I cannot just do the join at the start because the drawers that are inactive today may have been active in the past.
 
In your view why not just have a list of all valid drawers, and then join that list with a left outer to your data.

You can then filter the data as

(isnull(V.Date) or
(V.Date>={ts '2007-10-11 00:00:00'} AND V.Date<{ts '2007-10-12 00:00:00'}))

Ian

 
The view gets the data mostly from a table of activity, where a row is added whenever a username on a drawer does something.

The problem is that the drawers are inactive on a day-to-day basis, and the only way to tell that the drawer is inactive for a day is to see that there is no activity for that day.

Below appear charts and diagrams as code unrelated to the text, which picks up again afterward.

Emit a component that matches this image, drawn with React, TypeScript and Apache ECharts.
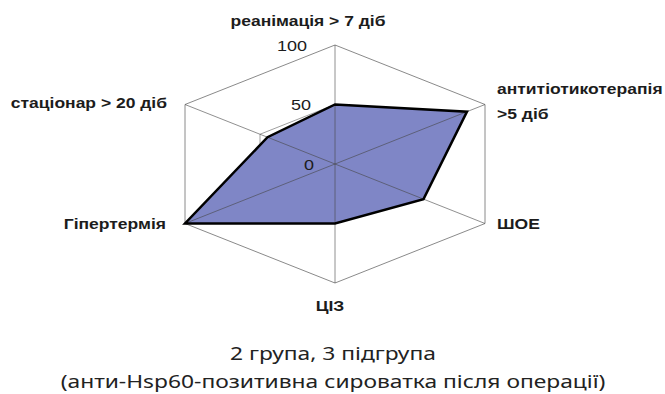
import React, { useEffect, useRef } from "react";
import * as echarts from "echarts";

// ---- data ----
const indicators: string[] = [
  "реанімація > 7 діб",
  "антитіотикотерапія\n>5 діб",
  "ШОЕ",
  "ЦІЗ",
  "Гіпертермія",
  "стаціонар > 20 діб",
];
const values: number[] = [50, 88, 59, 50, 100, 45];
const ringLevels: number[] = [50, 100];
const tickLabels: number[] = [0, 50, 100];
const subtitleLines: string[] = [
  "2 група, 3 підгрупа",
  "(анти-Hsp60-позитивна сироватка після операції)",
];

// ---- layout / style ----
// projection directions of the six axes (oblique hexagon)
const DIRS: [number, number][] = [
  [0, 1],
  [1, 0.5],
  [1, -0.5],
  [0, -1],
  [-1, -0.5],
  [-1, 0.5],
];
const LABEL_POS: { dx: number; dy: number; align: string }[] = [
  { dx: -27, dy: -24, align: "center" },
  { dx: 12, dy: -3, align: "left" },
  { dx: 12, dy: 1, align: "left" },
  { dx: -5, dy: 23, align: "center" },
  { dx: -19, dy: 1, align: "right" },
  { dx: -18, dy: -1, align: "right" },
];
const TICK_DX: number[] = [-21, -24, -28];
const LABEL_FONT = "Liberation Sans, Arial, sans-serif";
const TEXT_COLOR = "#1c1c1c";

export default function App() {
  const ref = useRef<HTMLDivElement>(null);
  useEffect(() => {
    if (!ref.current) return;
    document.body.style.margin = "0";
    const chart = echarts.init(ref.current, undefined, { renderer: "svg" });
    const pt = (api: any, k: number, v: number) =>
      api.coord([DIRS[k][0] * v, DIRS[k][1] * v]);

    chart.setOption({
      animation: false,
      tooltip: { show: false },
      grid: { left: 185, width: 300, top: 45, height: 238 },
      xAxis: { type: "value", min: -100, max: 100, show: false },
      yAxis: { type: "value", min: -100, max: 100, show: false },
      series: [
        {
          type: "custom",
          coordinateSystem: "cartesian2d",
          silent: true,
          z: 1,
          data: ringLevels.map((v) => [v, 0]),
          renderItem: (params: any, api: any) => {
            const v = api.value(0);
            return {
              type: "polygon",
              shape: { points: DIRS.map((_, k) => pt(api, k, v)) },
              style: { fill: "none", stroke: v === 100 ? "#8a8a8a" : "#a0a0a0", lineWidth: 1 },
            };
          },
        },
        {
          type: "custom",
          coordinateSystem: "cartesian2d",
          silent: true,
          z: 2,
          data: [values],
          renderItem: (params: any, api: any) => ({
            type: "polygon",
            shape: { points: DIRS.map((_, k) => pt(api, k, api.value(k))) },
            style: { fill: "#7f86c6", stroke: "none" },
          }),
        },
        {
          type: "custom",
          coordinateSystem: "cartesian2d",
          silent: true,
          z: 3,
          data: [[0, 0], [1, 0], [2, 0]],
          renderItem: (params: any, api: any) => {
            const i = params.dataIndex;
            const a = pt(api, i, 100);
            const b = pt(api, i + 3, 100);
            return {
              type: "line",
              shape: { x1: a[0], y1: a[1], x2: b[0], y2: b[1] },
              style: { stroke: "rgba(70,70,70,0.6)", lineWidth: 1 },
            };
          },
        },
        {
          type: "custom",
          coordinateSystem: "cartesian2d",
          silent: true,
          z: 4,
          data: [values],
          renderItem: (params: any, api: any) => ({
            type: "polygon",
            shape: { points: DIRS.map((_, k) => pt(api, k, api.value(k))) },
            style: { fill: "none", stroke: "#000", lineWidth: 2.5, lineJoin: "miter" },
          }),
        },
        {
          type: "custom",
          coordinateSystem: "cartesian2d",
          silent: true,
          z: 5,
          data: indicators.map((_, i) => [i, 0]),
          renderItem: (params: any, api: any) => {
            const i = params.dataIndex;
            const p = pt(api, i, 100);
            const lp = LABEL_POS[i];
            return {
              type: "text",
              x: p[0] + lp.dx,
              y: p[1] + lp.dy,
              scaleX: 1.25,
              style: {
                text: indicators[i],
                x: 0,
                y: 0,
                align: lp.align,
                verticalAlign: "middle",
                font: `bold 14px ${LABEL_FONT}`,
                lineHeight: 25,
                fill: TEXT_COLOR,
              },
            };
          },
        },
        {
          type: "custom",
          coordinateSystem: "cartesian2d",
          silent: true,
          z: 5,
          data: tickLabels.map((v) => [v, 0]),
          renderItem: (params: any, api: any) => {
            const v = api.value(0);
            const p = pt(api, 0, v);
            return {
              type: "text",
              x: p[0] + TICK_DX[params.dataIndex],
              y: p[1] + 1,
              scaleX: 1.2,
              style: {
                text: String(v),
                x: 0,
                y: 0,
                align: "right",
                verticalAlign: "middle",
                font: `15px ${LABEL_FONT}`,
                fill: TEXT_COLOR,
              },
            };
          },
        },
      ],
      graphic: subtitleLines.map((t, i) => ({
        type: "text",
        x: 333,
        y: 353 + i * 28,
        scaleX: 1.2,
        style: {
          text: t,
          x: 0,
          y: 0,
          align: "center",
          verticalAlign: "middle",
          font: "19px 'Noto Sans', sans-serif",
          fill: "#222",
        },
      })),
    });
    return () => chart.dispose();
  }, []);
  return (
    <div
      ref={ref}
      style={{ position: "fixed", left: 0, top: 0, width: 665, height: 394, background: "#fff" }}
    />
  );
}
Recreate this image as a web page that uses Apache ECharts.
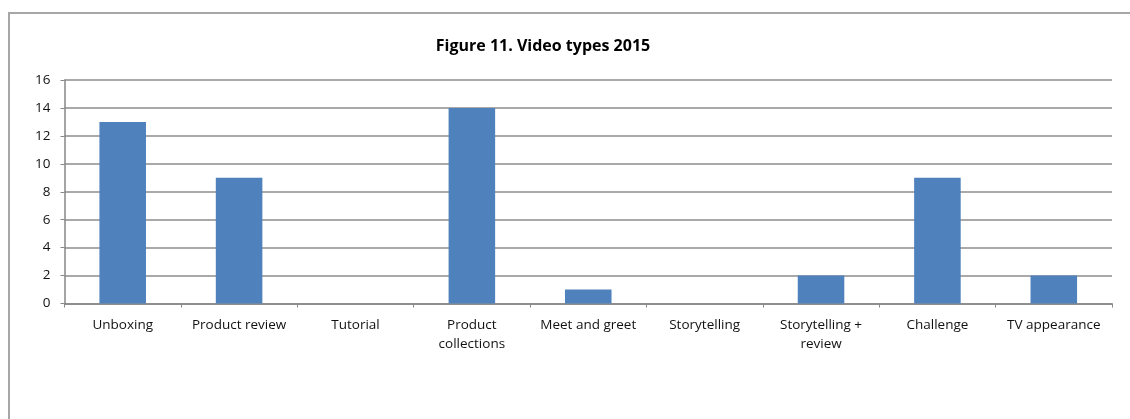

The best I have right now is a list of all the drawers. However, when you do a left outer join to the view, there might be entries from yesterday for a drawer that is inactive today which would mean there is neither a null entry nor an entry from today and so it would get filtered out.
 
That's not what I meant, you need a list of Drawers irrespective of activity. Or you could create a view of your active drawers over the last 12 months (or whatever time period would be representative of active drawers) query would be something like

Select distinct (Drawer) from activity_table
where draw date >= sysdate-365.

Join this view with a l/o to you data and filter as I suggested before.

Ian
 
Ok, I think I have it working now. The query setup was fine, and you helped with putting the parameter into the command. In the end, it was just Crystal Reports doing something weird with parameters and changing things. I started over again working on it and it appears to be doing what it is supposed to be.